My brain has reached the point where I could really use some help.


Solution

  • There are a few questions in your post, which makes it not really ideal for SO. But I'll try to provide some thoughts about each one. As I see it, you have three issues:

    1. Distinguishing expression statements from expressions which are not statements.

    2. Parsing hierarchically-named types in a declaration without conflicting with field-access expressions in expression statements

    3. Distinguishing between the use of < as a comparison operator and as a template bracket.


    1. Distinguishing expression statements from expressions which are not statements.

    As I understand, the desire is to only allow as statements expressions which have (or potentially have) some kind of side-effect: assignments, increment mutations, and subroutine calls. Roughly speaking, this corresponds to Java, whose grammar includes:

    StatementExpression:
      Assignment
      PreIncrementExpression
      PreDecrementExpression
      PostIncrementExpression
      PostDecrementExpression
      MethodInvocation
      ClassInstanceCreationExpression
    

    Each of the alternatives listed for StatementExpression also appears somewhere in the derivation tree for Expression, where they have been factored out of the lists of possibilities. Here's a very condensed sample:

    Expression:
      LambdaExpression
      AssignmentExpression
    
    AssignmentExpression:
      ConditionalExpression
      Assignment
    
    Assignment:
      LeftHandSide AssignmentOperator Expression
    
    ...
    
    UnaryExpression:
      PreIncrementExpression
      + UnaryExpression
      UnaryExpressionNotPlusMinus
    
    PreIncrementExpression:
      ++ UnaryExpression
    
    UnaryExpressionNotPlusMinus:
      PostfixExpression
      ~ UnaryExpression
    
    PostfixExpression:
      Primary
      ExpressionName
      PostIncrementExpression
    
    PostIncrementExpress:
      PostfixExpression ++
    

    Note how the non-terminals used on the right-hand side of ExpressionStatement are special-cased at each precedence level.
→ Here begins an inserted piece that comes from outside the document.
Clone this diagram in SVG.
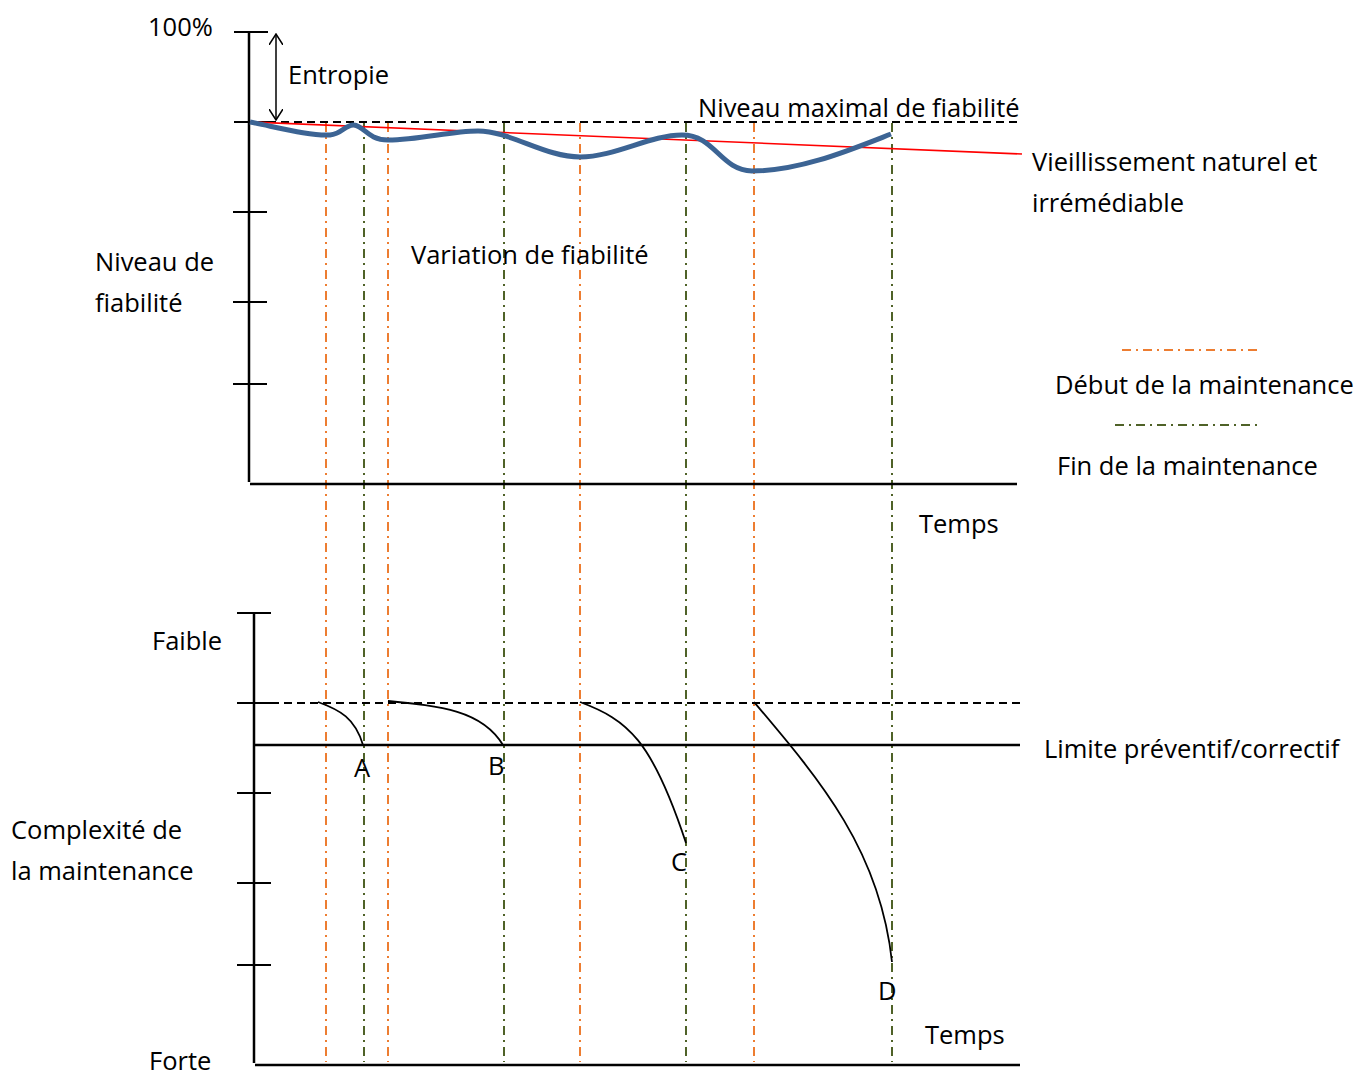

In the C++ grammar, which doesn't limit which expressions can be statements, there is no need for a separate Assignment non-terminal:

    assignment-expression:
      conditional-expression
      logical-or-expression assignment-operator initializer-clause
    

    But in Java, that won't work. It needs to create the additional non-terminal which does not derive ConditionalExpression, precisely in order to allow Assignment to be a Statement and AssignmentExpression to be an Expression.

    2. Parsing hierarchically-named types in a declaration without conflicting with field-access expressions in expression statements

    Similar to the above, here it is necessary to put hierarchical names (which must start with a basic-name) from other forms of field access expressions, which might start with any (other) primary-expr. The former can be type names or primary expressions; the latter can only be type names. To make this distinction, we need to split the primary-expr production:

    primary-expr : field-access-expr
                 | nested-name
    
    non-field-access-expr:
                   call
                 | post-increment-expression  // was primary-expr ++
                 | ( expr )
                 ...
    
    field-access-expr :
                   non-field-access-expr
                 | field-access-expr . basic-name
    

    3. Distinguishing between the use of < as a comparison operator and as a template bracket.

    Unlike the other two issues, this one might actually be an ambiguity in the language. In C++, for example, template brackets are definitely ambiguous; they can only be resolved by knowing (or being told) whether a particular name is a template name or not. In Java, on the other hand, the ambiguity is solved by sometimes requiring the type parameters to come before the generic name. For example:

    ConstructorDeclarator:
      [TypeParameters] SimpleTypeName ( [FormalParameterList] )
    

    or

    MethodInvocation:
      Primary . [TypeArguments] Identifier ( [ArgumentList] )
    

    In C#, there is yet a different rule, which requires looking at the character following the > which potentially matches the opening <. The algorithm is described in §7.6.4.2 of the C# manual; I have no idea how you would implement that in an LALR(1) parser.